EU Moderates Emissions While Sustaining Economic Momentum

The European Union witnessed a modest decline in greenhouse gas emissions in the second quarter of 2025, as reported by Eurostat. Emissions across the EU registered at 772 million tonnes of CO₂-equivalents, marking a 0.4 percent reduction from 775 million tonnes in the same period of 2024. Concurrently, the EU’s gross domestic product rose by 1.3 percent, reinforcing the ongoing decoupling between economic growth and environmental impact.

Sector-By-Sector Performance

Within the broader statistics on emissions by economic activity, the energy sector—specifically electricity, gas, steam, and air conditioning supply—experienced the most significant drop, declining by 2.9 percent. In comparison, the manufacturing sector and transportation and storage both achieved a 0.4 percent reduction. However, household emissions bucked the trend, increasing by 1.0 percent over the same period.

National Highlights And Notable Exceptions

Among EU member states, 12 reported a reduction in emissions, while 14 saw increases, and Estonia’s figures remained static. Notably, Slovenia, the Netherlands, and Finland recorded the most pronounced declines at 8.6 percent, 5.9 percent, and 4.2 percent respectively. Of the 12 countries reducing emissions, three—Finland, Germany, and Luxembourg—also experienced a contraction in GDP growth.

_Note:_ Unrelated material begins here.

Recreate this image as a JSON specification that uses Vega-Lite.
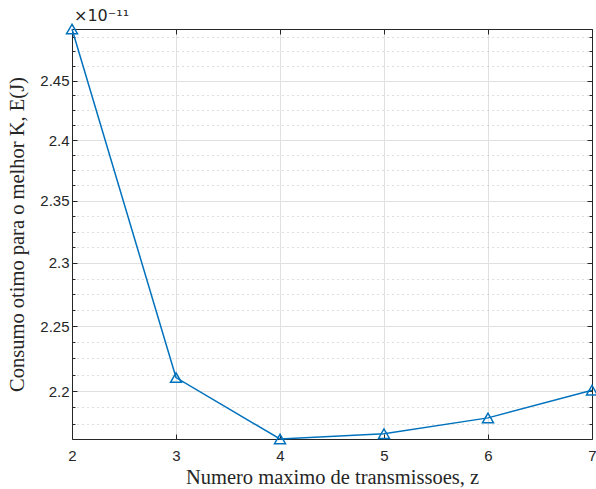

Dual Achievement: Environmental And Economic Goals

In an encouraging development, nine member states, including Cyprus, managed to lower their emissions while maintaining economic expansion. This dual achievement—reducing environmental impact while fostering economic activity—is a trend that has increasingly influenced EU climate policies. Other nations that successfully balanced these outcomes include Austria, Denmark, France, Italy, the Netherlands, Romania, Slovenia, and Sweden.

Conclusion

As the EU continues to navigate its climate commitments, these quarterly insights underscore a gradual yet significant shift toward balancing emissions reductions with robust economic growth. The evolving landscape highlights the critical need for sustainable strategies that not only mitigate environmental risks but also invigorate economic resilience.